[Begin PROVIDED INFORMATION]
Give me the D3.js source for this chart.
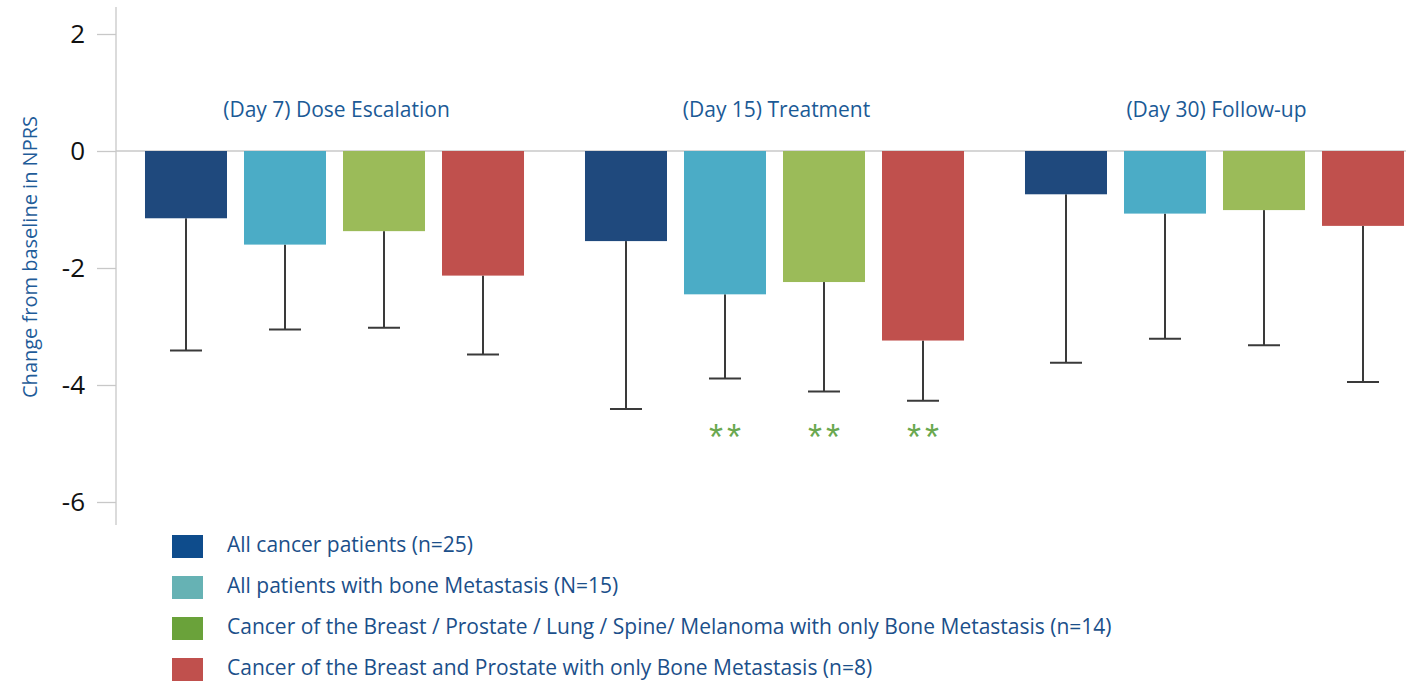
<!DOCTYPE html>
<html>
<head>
<meta charset="utf-8">
<script src="https://cdn.jsdelivr.net/npm/d3@7"></script>
<style>
  html, body { margin: 0; padding: 0; background: #fff; overflow: hidden; }
  svg { display: block; }
</style>
</head>
<body>
<svg id="chart" width="1406" height="681"></svg>
<script>
// Study phases (groups) and patient cohorts (series)
const phases = ["(Day 7) Dose Escalation", "(Day 15) Treatment", "(Day 30) Follow-up"];
const cohorts = [
  "All cancer patients (n=25)",
  "All patients with bone Metastasis (N=15)",
  "Cancer of the Breast / Prostate / Lung / Spine/ Melanoma with only Bone Metastasis (n=14)",
  "Cancer of the Breast and Prostate with only Bone Metastasis (n=8)"
];
// Mean change in NPRS per cohort, one value per phase
const allPatients   = [-1.15, -1.54, -0.74];
const boneMets      = [-1.60, -2.45, -1.07];
const mixedBoneOnly = [-1.37, -2.24, -1.01];
const breastProst   = [-2.13, -3.24, -1.28];
// Lower end of the error bars
const allPatientsLow   = [-3.41, -4.41, -3.62];
const boneMetsLow      = [-3.05, -3.89, -3.21];
const mixedBoneOnlyLow = [-3.02, -4.11, -3.32];
const breastProstLow   = [-3.48, -4.27, -3.95];
// Significance markers (phase, cohort index)
const significance = [
  { phase: 1, cohort: 1, text: "**" },
  { phase: 1, cohort: 2, text: "**" },
  { phase: 1, cohort: 3, text: "**" }
];
const yTicks = [2, 0, -2, -4, -6];

const barColors = ["#1F497D", "#4BACC6", "#9BBB59", "#C0504D"];
const legendColors = ["#0E4C8C", "#66B2B4", "#6AA23A", "#C0504D"];
const seriesValues = [allPatients, boneMets, mixedBoneOnly, breastProst];
const seriesLows = [allPatientsLow, boneMetsLow, mixedBoneOnlyLow, breastProstLow];

const font = "'Open Sans', 'Liberation Sans', sans-serif";
const svg = d3.select("#chart");

const y = d3.scaleLinear().domain([-6, 2]).range([502, 34]);
const x0 = d3.scaleBand().domain(d3.range(phases.length)).range([114.5, 1434.5]).paddingInner(0).paddingOuter(0);
const x1 = d3.scaleBand().domain(d3.range(cohorts.length)).range([0, x0.bandwidth()]).paddingInner(0.1717).paddingOuter(0.308);

// Y axis
const axisX = 116;
const yAxis = d3.axisLeft(y).tickValues(yTicks).tickSize(19).tickPadding(12).tickFormat(d => String(d));
const gAxis = svg.append("g").attr("transform", `translate(${axisX},0)`).call(yAxis);
gAxis.select(".domain").remove();
gAxis.selectAll(".tick line").attr("stroke", "#C8C8C8").attr("stroke-width", 1.3);
gAxis.selectAll(".tick text")
  .attr("font-family", font)
  .attr("font-size", 26).attr("fill", "#111");
svg.append("line")
  .attr("x1", axisX).attr("x2", axisX).attr("y1", 7).attr("y2", 525)
  .attr("stroke", "#C8C8C8").attr("stroke-width", 1.3);

// Zero baseline across the plot
svg.append("line")
  .attr("x1", axisX).attr("x2", 1406).attr("y1", y(0)).attr("y2", y(0))
  .attr("stroke", "#C8C8C8").attr("stroke-width", 1.3);

// Y axis title
svg.append("text")
  .attr("transform", `translate(37,257) rotate(-90)`)
  .attr("text-anchor", "middle")
  .attr("font-family", font)
  .attr("font-size", 20).attr("fill", "#1F5C99")
  .text("Change from baseline in NPRS");

// Bars and error bars
const groups = svg.selectAll("g.phase").data(phases).join("g")
  .attr("class", "phase")
  .attr("transform", (d, i) => `translate(${x0(i)},0)`);

groups.each(function(p, pi) {
  const g = d3.select(this);
  cohorts.forEach((c, ci) => {
    const v = seriesValues[ci][pi];
    const low = seriesLows[ci][pi];
    const bx = x1(ci), bw = x1.bandwidth(), cx = bx + bw / 2;
    g.append("line")
      .attr("x1", cx).attr("x2", cx).attr("y1", y(v)).attr("y2", y(low))
      .attr("stroke", "#3A3A3A").attr("stroke-width", 2);
    g.append("line")
      .attr("x1", cx - 16).attr("x2", cx + 16).attr("y1", y(low)).attr("y2", y(low))
      .attr("stroke", "#3A3A3A").attr("stroke-width", 2);
    g.append("rect")
      .attr("x", bx).attr("y", y(0)).attr("width", bw).attr("height", y(v) - y(0))
      .attr("fill", barColors[ci]);
  });
  g.append("text")
    .attr("x", x0.bandwidth() / 2 + 2).attr("y", 117)
    .attr("text-anchor", "middle")
    .attr("font-family", font)
    .attr("font-size", 21).attr("fill", "#1B5A96")
    .text(p);
});

// Significance asterisks
svg.selectAll("text.sig").data(significance).join("text")
  .attr("class", "sig")
  .attr("x", d => x0(d.phase) + x1(d.cohort) + x1.bandwidth() / 2 + 2)
  .attr("y", 450)
  .attr("text-anchor", "middle")
  .attr("font-family", "'Liberation Sans', sans-serif")
  .attr("font-size", 36)
  .attr("letter-spacing", 4)
  .attr("fill", "#6AA84F")
  .text(d => d.text);

// Legend
const legend = svg.selectAll("g.legend").data(cohorts).join("g")
  .attr("class", "legend")
  .attr("transform", (d, i) => `translate(172,${546 + i * 41})`);
legend.append("rect")
  .attr("x", 0).attr("y", -11).attr("width", 31).attr("height", 23)
  .attr("fill", (d, i) => legendColors[i]);
legend.append("text")
  .attr("x", 55).attr("y", 6)
  .attr("font-family", font)
  .attr("font-size", 21).attr("fill", "#1B4F8A")
  .text(d => d);
</script>
</body>
</html>
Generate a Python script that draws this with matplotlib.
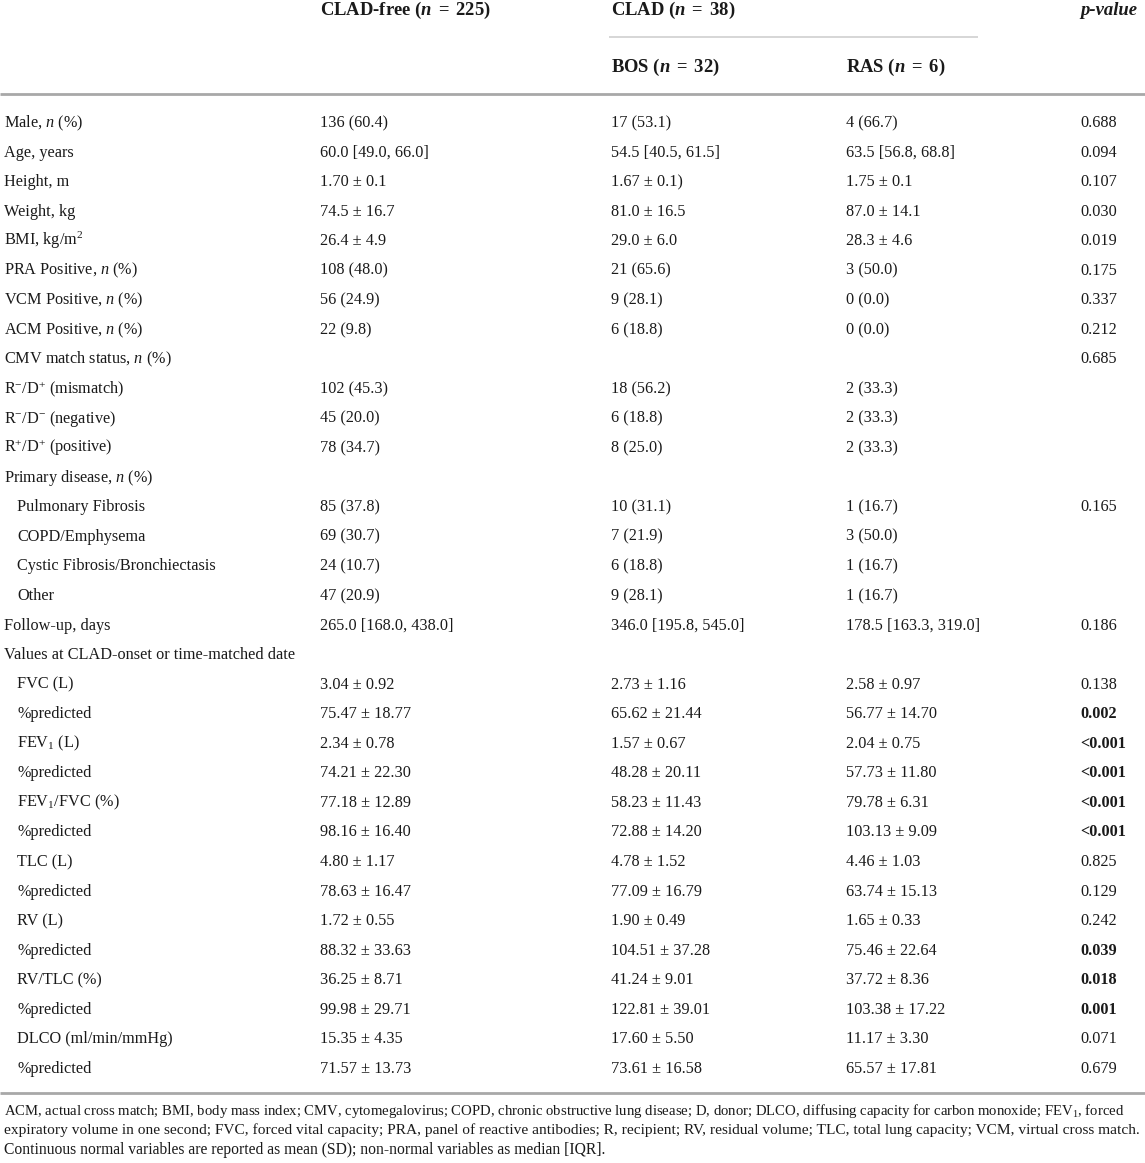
import matplotlib
matplotlib.use("Agg")
import matplotlib.pyplot as plt

plt.rcParams['font.family'] = ['Liberation Serif', 'DejaVu Serif']
plt.rcParams['mathtext.fontset'] = 'custom'
plt.rcParams['mathtext.rm'] = 'Liberation Serif'
plt.rcParams['mathtext.it'] = 'Liberation Serif:italic'
plt.rcParams['mathtext.bf'] = 'Liberation Serif:bold'
plt.rcParams['mathtext.bfit'] = 'Liberation Serif:italic:bold'

# ---------------- data ----------------
header_groups = [r"CLAD-free ($\mathbfit{n}\,$ = $\,$225)", r"CLAD ($\mathbfit{n}\,$ = $\,$38)", "p-value"]
header_sub = [r"BOS ($\mathbfit{n}\,$ = $\,$32)", r"RAS ($\mathbfit{n}\,$ = $\,$6)"]

labels = [
    r"Male, $n$ (%)", "Age, years", "Height, m", "Weight, kg", r"BMI, kg/m$^{2}$",
    r"PRA Positive, $n$ (%)", r"VCM Positive, $n$ (%)", r"ACM Positive, $n$ (%)",
    r"CMV match status, $n$ (%)",
    r"R$^{-}$/D$^{+}$ (mismatch)", r"R$^{-}$/D$^{-}$ (negative)", r"R$^{+}$/D$^{+}$ (positive)",
    r"Primary disease, $n$ (%)",
    "Pulmonary Fibrosis", "COPD/Emphysema", "Cystic Fibrosis/Bronchiectasis", "Other",
    "Follow-up, days", "Values at CLAD-onset or time-matched date",
    "FVC (L)", "%predicted", r"FEV$_{1}$ (L)", "%predicted", r"FEV$_{1}$/FVC (%)", "%predicted",
    "TLC (L)", "%predicted", "RV (L)", "%predicted", "RV/TLC (%)", "%predicted",
    "DLCO (ml/min/mmHg)", "%predicted",
]
indented = [0]*13 + [1]*4 + [0]*2 + [1]*14

clad_free = [
    "136 (60.4)", "60.0 [49.0, 66.0]", "1.70 ± 0.1", "74.5 ± 16.7", "26.4 ± 4.9",
    "108 (48.0)", "56 (24.9)", "22 (9.8)", "",
    "102 (45.3)", "45 (20.0)", "78 (34.7)", "",
    "85 (37.8)", "69 (30.7)", "24 (10.7)", "47 (20.9)",
    "265.0 [168.0, 438.0]", "",
    "3.04 ± 0.92", "75.47 ± 18.77", "2.34 ± 0.78", "74.21 ± 22.30", "77.18 ± 12.89", "98.16 ± 16.40",
    "4.80 ± 1.17", "78.63 ± 16.47", "1.72 ± 0.55", "88.32 ± 33.63", "36.25 ± 8.71", "99.98 ± 29.71",
    "15.35 ± 4.35", "71.57 ± 13.73",
]
bos = [
    "17 (53.1)", "54.5 [40.5, 61.5]", "1.67 ± 0.1)", "81.0 ± 16.5", "29.0 ± 6.0",
    "21 (65.6)", "9 (28.1)", "6 (18.8)", "",
    "18 (56.2)", "6 (18.8)", "8 (25.0)", "",
    "10 (31.1)", "7 (21.9)", "6 (18.8)", "9 (28.1)",
    "346.0 [195.8, 545.0]", "",
    "2.73 ± 1.16", "65.62 ± 21.44", "1.57 ± 0.67", "48.28 ± 20.11", "58.23 ± 11.43", "72.88 ± 14.20",
    "4.78 ± 1.52", "77.09 ± 16.79", "1.90 ± 0.49", "104.51 ± 37.28", "41.24 ± 9.01", "122.81 ± 39.01",
    "17.60 ± 5.50", "73.61 ± 16.58",
]
ras = [
    "4 (66.7)", "63.5 [56.8, 68.8]", "1.75 ± 0.1", "87.0 ± 14.1", "28.3 ± 4.6",
    "3 (50.0)", "0 (0.0)", "0 (0.0)", "",
    "2 (33.3)", "2 (33.3)", "2 (33.3)", "",
    "1 (16.7)", "3 (50.0)", "1 (16.7)", "1 (16.7)",
    "178.5 [163.3, 319.0]", "",
    "2.58 ± 0.97", "56.77 ± 14.70", "2.04 ± 0.75", "57.73 ± 11.80", "79.78 ± 6.31", "103.13 ± 9.09",
    "4.46 ± 1.03", "63.74 ± 15.13", "1.65 ± 0.33", "75.46 ± 22.64", "37.72 ± 8.36", "103.38 ± 17.22",
    "11.17 ± 3.30", "65.57 ± 17.81",
]
pvals = [
    "0.688", "0.094", "0.107", "0.030", "0.019", "0.175", "0.337", "0.212", "0.685",
    "", "", "", "", "0.165", "", "", "", "0.186", "",
    "0.138", "0.002", "<0.001", "<0.001", "<0.001", "<0.001",
    "0.825", "0.129", "0.242", "0.039", "0.018", "0.001", "0.071", "0.679",
]
p_bold = [0]*20 + [1]*5 + [0]*3 + [1]*3 + [0]*2

footnote = [
    "ACM, actual cross match; BMI, body mass index; CMV, cytomegalovirus; COPD, chronic obstructive lung disease; D, donor; DLCO, diffusing capacity for carbon monoxide; FEV$_{1}$, forced",
    "expiratory volume in one second; FVC, forced vital capacity; PRA, panel of reactive antibodies; R, recipient; RV, residual volume; TLC, total lung capacity; VCM, virtual cross match.",
    "Continuous normal variables are reported as mean (SD); non-normal variables as median [IQR].",
]

# ---------------- layout ----------------
W, H = 1145, 1163
fig = plt.figure(figsize=(W/100, H/100), dpi=100)
ax = fig.add_axes([0, 0, 1, 1])
ax.set_xlim(0, W)
ax.set_ylim(H, 0)
ax.axis('off')

txt = '#1a1a1a'
fs = 11.7
fs_h = 13.4
col_x = [4, 320, 611, 846, 1080]
indent_x = 17
row0, dy = 122, 29.56
base_off = 5

# header
hdr_y1, hdr_y2 = 10 + base_off, 67 + base_off
ax.text(col_x[1], hdr_y1, header_groups[0], fontsize=fs_h, fontweight='bold', color=txt, va='baseline')
ax.text(col_x[2], hdr_y1, header_groups[1], fontsize=fs_h, fontweight='bold', color=txt, va='baseline')
ax.text(col_x[4], hdr_y1, header_groups[2], fontsize=fs_h, fontweight='bold', fontstyle='italic', color=txt, va='baseline')
ax.text(col_x[2], hdr_y2, header_sub[0], fontsize=fs_h, fontweight='bold', color=txt, va='baseline')
ax.text(col_x[3], hdr_y2, header_sub[1], fontsize=fs_h, fontweight='bold', color=txt, va='baseline')
ax.plot([609, 978], [37, 37], color='#cfcfcf', lw=1.2, solid_capstyle='butt')
ax.plot([0, W], [94, 94], color='#a8a8a8', lw=2.0, solid_capstyle='butt')

for i, lab in enumerate(labels):
    y = row0 + i*dy + base_off
    ax.text(indent_x if indented[i] else col_x[0], y, lab, fontsize=fs, color=txt, va='baseline')
    ax.text(col_x[1], y, clad_free[i], fontsize=fs, color=txt, va='baseline')
    ax.text(col_x[2], y, bos[i], fontsize=fs, color=txt, va='baseline')
    ax.text(col_x[3], y, ras[i], fontsize=fs, color=txt, va='baseline')
    ax.text(col_x[4], y, pvals[i], fontsize=fs, color=txt, va='baseline',
            fontweight='bold' if p_bold[i] else 'normal')

ax.plot([0, W], [1093, 1093], color='#a8a8a8', lw=2.0, solid_capstyle='butt')

# footnote: fit each line to the width it occupies in the reference
foot_right = [1124, 1140, 607]
fig.canvas.draw()
renderer = fig.canvas.get_renderer()
for j, line in enumerate(footnote):
    t = ax.text(4, 1110 + j*19.6 + 4.5, line, fontsize=11.0, color=txt, va='baseline')
    w = t.get_window_extent(renderer=renderer).width
    t.set_fontsize(11.0 * (foot_right[j] - 4) / w)

fig.savefig('out.png', dpi=100)
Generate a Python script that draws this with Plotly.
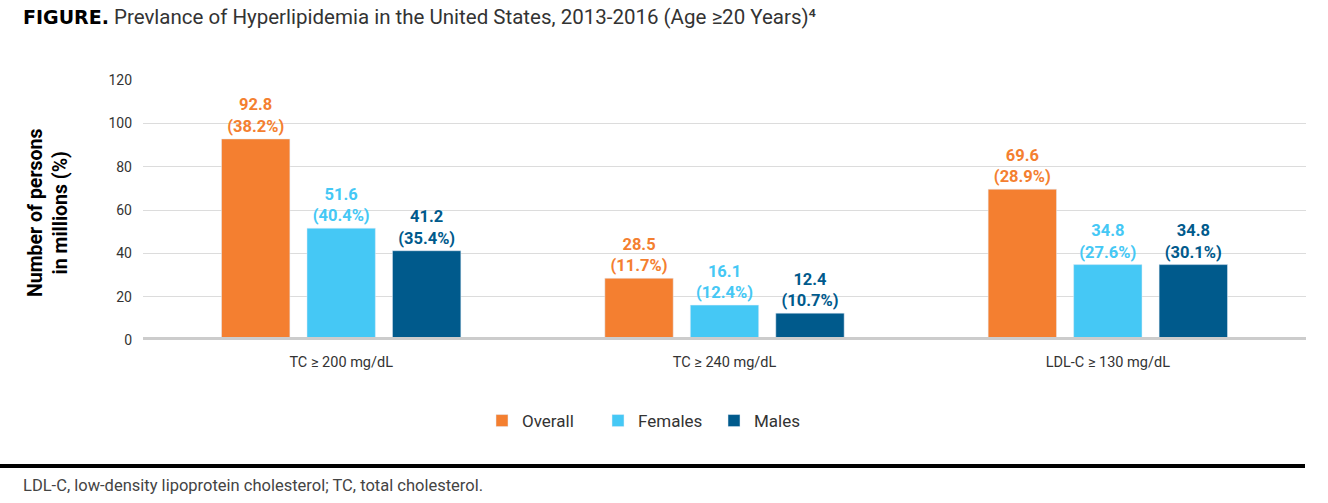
import plotly.graph_objects as go

categories = ["TC ≥ 200 mg/dL", "TC ≥ 240 mg/dL", "LDL-C ≥ 130 mg/dL"]
series_names = ["Overall", "Females", "Males"]
overall = [92.8, 28.5, 69.6]
females = [51.6, 16.1, 34.8]
males = [41.2, 12.4, 34.8]
overall_pct = [38.2, 11.7, 28.9]
females_pct = [40.4, 12.4, 27.6]
males_pct = [35.4, 10.7, 30.1]
y_ticks = [0, 20, 40, 60, 80, 100, 120]

colors = ["#F47F30", "#45C8F5", "#005A8C"]
FONT = "Roboto"

fig = go.Figure()
for name, vals, pcts, col in zip(series_names, [overall, females, males],
                                 [overall_pct, females_pct, males_pct], colors):
    fig.add_trace(go.Bar(
        x=[0, 1, 2], y=vals, name=name, marker_color=col,
        customdata=pcts,
        texttemplate="<b>%{y:.1f}<br>(%{customdata:.1f}%)</b>",
        textposition="outside", cliponaxis=False,
        textfont=dict(color=col, size=16.5, family=FONT),
        hoverinfo="skip",
    ))

# body margin is removed in the page, so figure pixels == page pixels
FW, FH = 1328, 503
L, T = 143, 80
W, H = 1163, 260
R = FW - L - W
B = FH - T - H

def px(x):
    return (x - L) / W

def py(y):
    return (T + H - y) / H

fig.update_layout(
    width=FW, height=FH,
    margin=dict(l=L, r=R, t=T, b=B),
    paper_bgcolor="white", plot_bgcolor="white",
    barmode="group", bargap=0.331, bargroupgap=0.2,
    font=dict(family=FONT, color="#333333"),
    showlegend=True,
    legend=dict(orientation="h", x=px(482), y=py(421), xanchor="left", yanchor="middle",
                font=dict(size=17, color="#333333", family=FONT), itemclick=False,
                itemwidth=30, entrywidth=71, tracegroupgap=0),
    xaxis=dict(range=[-0.517, 2.517], tickvals=[0, 1, 2], ticktext=categories,
               showgrid=False, showline=False, zeroline=False, ticks="",
               tickfont=dict(size=14.5, color="#333333"), ticklabelstandoff=11),
    yaxis=dict(range=[0, 120], tickvals=y_ticks, showgrid=True, gridcolor="#DCDCDC", gridwidth=1,
               zeroline=False, showline=False, ticks="", tickfont=dict(size=14, color="#333333"),
               ticklabelstandoff=10),
    shapes=[
        dict(type="line", xref="paper", yref="y", x0=0, x1=1, y0=0, y1=0,
             line=dict(color="#CCCCCC", width=6), layer="above"),
        dict(type="line", xref="paper", yref="paper", x0=px(0), x1=px(1305),
             y0=py(466), y1=py(466), line=dict(color="black", width=4)),
    ],
    annotations=[
        dict(text="<span style='font-family:DejaVu Sans;font-weight:bold;font-size:19px'>FIGURE.</span> <span style='color:#333333'>Prevlance of Hyperlipidemia in the United States, 2013-2016 (Age ≥20 Years)⁴</span>",
             xref="paper", yref="paper", x=px(21), y=py(17), xanchor="left", yanchor="middle",
             showarrow=False, font=dict(size=20.5, color="black", family=FONT)),
        dict(text="<b>Number of persons<br>in millions (%)</b>", textangle=-90,
             xref="paper", yref="paper", x=px(48), y=py(213), xanchor="center", yanchor="middle",
             showarrow=False, font=dict(size=19.5, color="black", family=FONT)),
        dict(text="LDL-C, low-density lipoprotein cholesterol; TC, total cholesterol.",
             xref="paper", yref="paper", x=px(21), y=py(485), xanchor="left", yanchor="middle",
             showarrow=False, font=dict(size=16.5, color="#444444", family=FONT)),
    ],
)

fig.write_html("out.html", config={"displayModeBar": False},
               post_script="document.body.style.margin='0';document.body.style.overflow='hidden';")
[End PROVIDED INFORMATION]
EXERCISE GOAL: Report how many lines of the records above contain the word "Generate", giving only the number.

WORKED SOLUTION: 2